GRAHAM CRACKER CRUST
1.5 cup graham crackers, crushed
1 stick butter (1/2 cup), melted
1/2 cup sugar
CREAM CHEESE LAYER
1 package (8 oz) cream cheese, softened
2 cups heavy cream
1/4 cup sugar
2.5 cups milk
2 small packages butterscotch instant pudding
WHIPPED CREAM LAYER
1 cup heavy cream
3 Tbls powdered sugar
Butterscotch ice cream topping
Chocolate bar, shaved
GRAHAM CRACKER CRUST:
Preheat oven to 350° F. Mix together graham cracker crumbs, melted butter, and sugar.
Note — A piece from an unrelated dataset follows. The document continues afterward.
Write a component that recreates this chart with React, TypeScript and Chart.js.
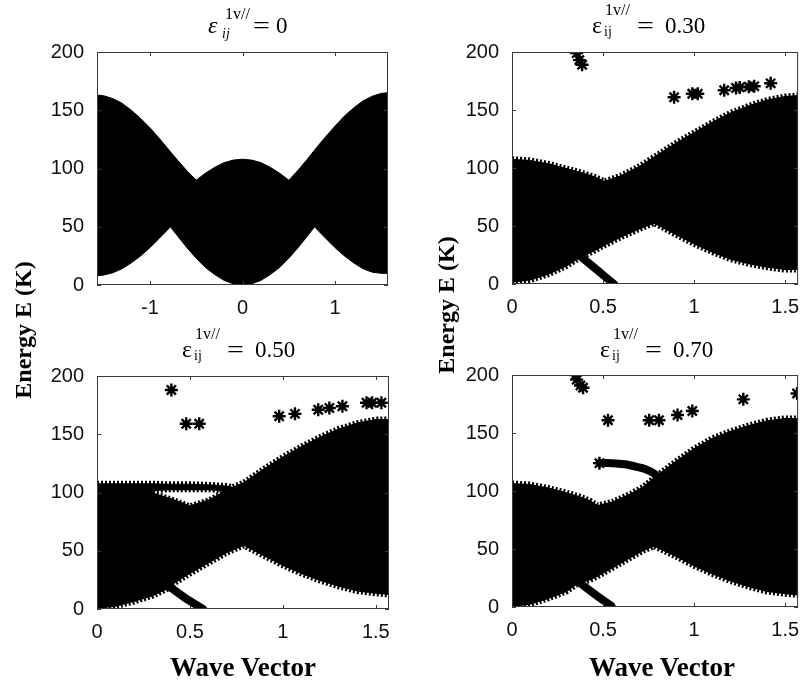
import React, { useEffect, useRef } from "react";
import { Chart, registerables } from "chart.js";

Chart.register(...registerables);

// ---------- axis ticks ----------
const yTickValues = [0, 50, 100, 150, 200];
const xTicksSym = [-1, 0, 1];
const xTicksHalf = [0, 0.5, 1, 1.5];

// ---------- panel 1 : eps = 0 ----------
const tlK = [-1.5708, -1.5, -1.4, -1.3, -1.2, -1.1, -1.0, -0.9, -0.8, -0.78, -0.7, -0.6, -0.5, -0.4, -0.3, -0.2, -0.1, 0, 0.1, 0.2, 0.3, 0.4, 0.5, 0.6, 0.7, 0.78, 0.8, 0.9, 1.0, 1.1, 1.2, 1.3, 1.4, 1.5, 1.5708];
const tlUpper = [163, 162.5, 160, 156, 150, 143, 135, 126, 116.5, 114.5, 107, 98, 90, 96, 101, 105, 107.2, 108, 107.2, 105, 101, 96, 90, 98.5, 108, 116, 118, 127.5, 136.5, 145, 152, 158, 162, 164.5, 165];
const tlLower = [8, 8.5, 10.5, 14, 19, 25, 32, 40, 48, 50, 42, 32, 23, 15, 9, 4, 1, 0, 1, 4, 9, 15, 23, 32, 42, 50, 48, 40, 32, 25, 19, 14, 11, 10, 10];

// ---------- panel 2 : eps = 0.30 ----------
const trK = [0, 0.1, 0.2, 0.3, 0.37, 0.45, 0.51, 0.6, 0.7, 0.78, 0.9, 1.0, 1.1, 1.2, 1.3, 1.4, 1.5, 1.5708];
const trUpper = [108, 107, 104, 100, 97, 93, 89, 94, 102, 110, 122, 131, 140, 148, 154, 159, 162, 163];
const trLower = [1, 3, 8, 15, 22, 28, 33, 40, 47, 52, 42, 34, 27, 21, 17, 14, 12, 12];
const trStrandK = [0.33, 0.46, 0.56];
const trStrandE = [30, 13, 0];
const trStarK = [0.355, 0.37, 0.385, 0.89, 0.99, 1.02, 1.165, 1.23, 1.25, 1.3, 1.33, 1.42];
const trStarE = [199, 193, 189, 161, 164, 164, 167, 169, 169.5, 170, 170.5, 173];

// ---------- panel 3 : eps = 0.50 ----------
const blK = [0, 0.1, 0.2, 0.3, 0.38, 0.42, 0.5, 0.6, 0.7, 0.73, 0.79, 0.9, 1.0, 1.1, 1.2, 1.3, 1.4, 1.5, 1.5708];
const blUpper = [108, 108, 108, 108, 107.5, 107.5, 107.5, 107, 106, 105, 109, 121, 131, 140, 148, 155, 160, 163, 163];
const blLower = [0, 2, 6, 11, 17, 22, 30, 39, 48, 50, 54, 45, 37, 30, 24, 19, 15, 13, 12];
const blLensK = [0.3, 0.4, 0.5, 0.6, 0.67];
const blLensTop = [101, 102, 102, 102, 101];
const blLensBottom = [100, 95, 89, 94, 100];
const blStrandK = [0.35, 0.47, 0.57];
const blStrandE = [24, 10, 0];
const blStarK = [0.40, 0.48, 0.55, 0.98, 1.065, 1.19, 1.25, 1.32, 1.45, 1.48, 1.53];
const blStarE = [188, 159, 159, 165.5, 167.5, 171, 172.5, 174, 177, 177, 177];

// ---------- panel 4 : eps = 0.70 ----------
const brK = [0, 0.1, 0.2, 0.3, 0.365, 0.43, 0.47, 0.55, 0.65, 0.72, 0.78, 0.9, 1.0, 1.1, 1.2, 1.3, 1.4, 1.5, 1.5708];
const brUpper = [107, 106, 103, 99, 96, 92, 88, 91, 98, 104, 112, 126, 137, 146, 152, 157, 161, 163, 163];
const brLower = [0, 2, 7, 13, 20, 23, 26, 33, 42, 48, 52, 43, 35, 28, 22, 17, 13, 11, 10];
const brStrandK = [0.33, 0.455, 0.545];
const brStrandE = [26, 11, 1];
const brBranchK = [0.48, 0.55, 0.62, 0.68, 0.73, 0.78, 0.81];
const brBranchE = [124, 124, 123, 121, 119, 115, 110];
const brStarK = [0.35, 0.355, 0.376, 0.39, 0.48, 0.527, 0.753, 0.807, 0.909, 0.99, 1.27, 1.565];
const brStarE = [200, 196, 191, 189, 124, 161, 161, 161, 165.5, 169, 179, 184];

const SANS = '"Liberation Sans", Arial, Helvetica, sans-serif';
const SERIF = '"Liberation Serif", "Times New Roman", Times, serif';

type Pair = { k: number[]; e: number[] };
interface PanelDef {
  id: string;
  box: { left: number; top: number; width: number; height: number };
  area: { l: number; t: number; r: number; b: number };
  xMin: number;
  xMax: number;
  xTicks: number[];
  k: number[];
  upper: number[];
  lower: number[];
  serrated: boolean;
  lens?: { k: number[]; top: number[]; bottom: number[] };
  strands: Pair[];
  stars?: Pair;
  title: { italic: boolean; value: string; x: number; base: number; supDx: number; supDy: number; subDx: number; subDy: number; eqDx: number; valDx: number };
}

const panels: PanelDef[] = [
  {
    id: "tl",
    box: { left: 0, top: 0, width: 400, height: 320 },
    area: { l: 97, t: 52, r: 388, b: 285 },
    xMin: -1.5708, xMax: 1.5708, xTicks: xTicksSym,
    k: tlK, upper: tlUpper, lower: tlLower, serrated: false,
    strands: [],
    title: { italic: true, value: "0", x: 208, base: 33, supDx: 17, supDy: 14, subDx: 14, subDy: 5, eqDx: 45, valDx: 68 },
  },
  {
    id: "tr",
    box: { left: 400, top: 0, width: 407, height: 320 },
    area: { l: 512, t: 52, r: 803, b: 284 },
    xMin: 0, xMax: 1.5708, xTicks: xTicksHalf,
    k: trK, upper: trUpper, lower: trLower, serrated: true,
    strands: [{ k: trStrandK, e: trStrandE }],
    stars: { k: trStarK, e: trStarE },
    title: { italic: false, value: "0.30", x: 592, base: 33, supDx: 13, supDy: 18, subDx: 12, subDy: 3, eqDx: 45, valDx: 73 },
  },
  {
    id: "bl",
    box: { left: 0, top: 320, width: 400, height: 363 },
    area: { l: 97, t: 376, r: 389, b: 609 },
    xMin: 0, xMax: 1.5708, xTicks: xTicksHalf,
    k: blK, upper: blUpper, lower: blLower, serrated: true,
    lens: { k: blLensK, top: blLensTop, bottom: blLensBottom },
    strands: [{ k: blStrandK, e: blStrandE }],
    stars: { k: blStarK, e: blStarE },
    title: { italic: false, value: "0.50", x: 182, base: 357, supDx: 13, supDy: 18, subDx: 12, subDy: 3, eqDx: 45, valDx: 73 },
  },
  {
    id: "br",
    box: { left: 400, top: 320, width: 407, height: 363 },
    area: { l: 512, t: 375, r: 804, b: 607 },
    xMin: 0, xMax: 1.5708, xTicks: xTicksHalf,
    k: brK, upper: brUpper, lower: brLower, serrated: true,
    strands: [{ k: brStrandK, e: brStrandE }, { k: brBranchK, e: brBranchE }],
    stars: { k: brStarK, e: brStarE },
    title: { italic: false, value: "0.70", x: 600, base: 357, supDx: 13, supDy: 18, subDx: 12, subDy: 3, eqDx: 45, valDx: 73 },
  },
];

const pts = (k: number[], e: number[]) => k.map((x, i) => ({ x, y: e[i] }));

function buildDatasets(p: PanelDef): any[] {
  const ds: any[] = [];
  if (p.stars) {
    ds.push({
      data: pts(p.stars.k, p.stars.e),
      showLine: false,
      pointStyle: "star",
      pointRadius: 6.5,
      pointBorderWidth: 2.4,
      pointBorderColor: "#000",
      pointBackgroundColor: "#000",
      order: 0,
      clip: 0,
    });
  }
  p.strands.forEach((s) => {
    ds.push({
      data: pts(s.k, s.e),
      borderColor: "#000",
      borderWidth: 8,
      borderCapStyle: "round",
      pointRadius: 0,
      fill: false,
      tension: 0.3,
      order: 1,
      clip: 0,
    });
  });
  if (p.lens) {
    ds.push({
      data: pts(p.lens.k, p.lens.top),
      borderColor: "#000",
      borderWidth: 4,
      borderDash: [2, 2],
      backgroundColor: "#fff",
      fill: "+1",
      pointRadius: 0,
      tension: 0,
      order: 3,
      clip: 0,
    });
    ds.push({
      data: pts(p.lens.k, p.lens.bottom),
      borderColor: "#000",
      borderWidth: 4,
      borderDash: [2, 2],
      fill: false,
      pointRadius: 0,
      tension: 0,
      order: 2,
      clip: 0,
    });
  }
  const edge = p.serrated
    ? { borderWidth: 5, borderDash: [2, 2] }
    : { borderWidth: 1, borderDash: [] };
  ds.push({
    data: pts(p.k, p.upper),
    borderColor: "#000",
    backgroundColor: "#000",
    fill: "+1",
    pointRadius: 0,
    tension: 0,
    order: 5,
    clip: 0,
    ...edge,
  });
  ds.push({
    data: pts(p.k, p.lower),
    borderColor: "#000",
    fill: false,
    pointRadius: 0,
    tension: 0,
    order: 5,
    clip: 0,
    ...edge,
  });
  return ds;
}

function framePlugin(p: PanelDef) {
  return {
    id: "frame_" + p.id,
    afterDraw(chart: any) {
      const { ctx, chartArea } = chart;
      const xs = chart.scales.x;
      const ys = chart.scales.y;
      ctx.save();
      ctx.strokeStyle = "#3a3a3a";
      ctx.lineWidth = 1;
      ctx.strokeRect(chartArea.left + 0.5, chartArea.top + 0.5, chartArea.right - chartArea.left - 1, chartArea.bottom - chartArea.top - 1);
      ctx.beginPath();
      p.xTicks.forEach((v) => {
        const px = Math.round(xs.getPixelForValue(v)) + 0.5;
        ctx.moveTo(px, chartArea.bottom);
        ctx.lineTo(px, chartArea.bottom - 4);
        ctx.moveTo(px, chartArea.top);
        ctx.lineTo(px, chartArea.top + 4);
      });
      yTickValues.forEach((v) => {
        const py = Math.round(ys.getPixelForValue(v)) + 0.5;
        ctx.moveTo(chartArea.left, py);
        ctx.lineTo(chartArea.left + 4, py);
        ctx.moveTo(chartArea.right, py);
        ctx.lineTo(chartArea.right - 4, py);
      });
      ctx.stroke();

      // title  ε_ij^{1v//} = value
      const t = p.title;
      const x0 = t.x - p.box.left;
      const b = t.base - p.box.top;
      const it = t.italic ? "italic " : "";
      ctx.fillStyle = "#000";
      ctx.textAlign = "left";
      ctx.textBaseline = "alphabetic";
      ctx.font = `${it}24px ${SERIF}`;
      ctx.fillText("ε", x0, b);
      ctx.font = `16px ${SERIF}`;
      ctx.fillText("1v//", x0 + t.supDx, b - t.supDy);
      ctx.font = `${it}14px ${SERIF}`;
      ctx.fillText("ij", x0 + t.subDx, b + t.subDy);
      ctx.font = `23px ${SERIF}`;
      ctx.save();
      ctx.translate(x0 + t.eqDx, b);
      ctx.scale(1.3, 1);
      ctx.fillText("=", 0, 0);
      ctx.restore();
      ctx.fillText(t.value, x0 + t.valDx, b);
      ctx.restore();
    },
  };
}

function Panel({ p }: { p: PanelDef }) {
  const ref = useRef<HTMLCanvasElement | null>(null);
  useEffect(() => {
    if (!ref.current) return;
    const yW = p.area.l - p.box.left;
    const xH = p.box.top + p.box.height - p.area.b;
    const tickFont = { family: SANS, size: 20 };
    const chart = new Chart(ref.current, {
      type: "line",
      data: { datasets: buildDatasets(p) },
      options: {
        responsive: false,
        animation: false,
        devicePixelRatio: 1,
        events: [],
        layout: {
          padding: {
            left: 0,
            top: p.area.t - p.box.top,
            right: p.box.left + p.box.width - p.area.r,
            bottom: 0,
          },
        },
        plugins: {
          legend: { display: false },
          tooltip: { enabled: false },
          title: { display: false },
          filler: { propagate: false },
        },
        scales: {
          x: {
            type: "linear",
            min: p.xMin,
            max: p.xMax,
            grid: { display: false },
            border: { display: false },
            afterBuildTicks: (ax: any) => {
              ax.ticks = p.xTicks.map((v) => ({ value: v }));
            },
            afterFit: (ax: any) => {
              ax.height = xH;
              ax.paddingLeft = 0;
              ax.paddingRight = 0;
            },
            ticks: {
              autoSkip: false,
              maxRotation: 0,
              minRotation: 0,
              padding: 3,
              color: "#111",
              font: tickFont,
              callback: (v: any) => String(v),
            },
          },
          y: {
            type: "linear",
            min: 0,
            max: 200,
            grid: { display: false },
            border: { display: false },
            afterBuildTicks: (ax: any) => {
              ax.ticks = yTickValues.map((v) => ({ value: v }));
            },
            afterFit: (ax: any) => {
              ax.width = yW;
              ax.paddingTop = 0;
              ax.paddingBottom = 0;
            },
            ticks: {
              autoSkip: false,
              padding: 5,
              color: "#111",
              font: tickFont,
              callback: (v: any) => String(v),
            },
          },
        },
      } as any,
      plugins: [framePlugin(p)],
    });
    return () => chart.destroy();
  }, [p]);
  return (
    <canvas
      ref={ref}
      width={p.box.width}
      height={p.box.height}
      style={{ position: "absolute", left: p.box.left, top: p.box.top, width: p.box.width, height: p.box.height }}
    />
  );
}

function VLabel({ cx, cy }: { cx: number; cy: number }) {
  return (
    <div
      style={{
        position: "absolute",
        left: cx - 110,
        top: cy - 15,
        width: 220,
        height: 30,
        lineHeight: "30px",
        textAlign: "center",
        transform: "rotate(-90deg)",
        font: `bold 24px ${SERIF}`,
        color: "#000",
        whiteSpace: "nowrap",
      }}
    >
      Energy E (K)
    </div>
  );
}

function HLabel({ cx }: { cx: number }) {
  return (
    <div
      style={{
        position: "absolute",
        left: cx - 150,
        top: 652,
        width: 300,
        height: 32,
        lineHeight: "32px",
        textAlign: "center",
        font: `bold 27px ${SERIF}`,
        color: "#000",
        whiteSpace: "nowrap",
      }}
    >
      Wave Vector
    </div>
  );
}

export default function App() {
  return (
    <div style={{ position: "absolute", left: 0, top: 0, width: 807, height: 683, background: "#fff", overflow: "hidden" }}>
      {panels.map((p) => (
        <Panel key={p.id} p={p} />
      ))}
      <VLabel cx={25} cy={330} />
      <VLabel cx={448} cy={305} />
      <HLabel cx={243} />
      <HLabel cx={662} />
    </div>
  );
}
Press mixture into the bottom of a 8×8 baking dish. Bake for 15 minutes.
CREAM CHEESE LAYER:
Use a hand mixer to beat cream cheese and sugar until fluffy.
Add in 2 cups heavy cream and beat until stiff peaks form.
Layer over cooled graham cracker crust.
Beat milk and pudding mix. If too thick, add a little more milk. You want it thicker than traditional pudding, but not so thick you can’t pour or smooth your pudding layer.
Spread over cream cheese layer.
WHIPPED CREAM LAYER:
Beat heavy cream and powdered sugar, until it forms soft peaks.
Spread over pudding layer.
Chill 4 hours in the refrigerator, or until set.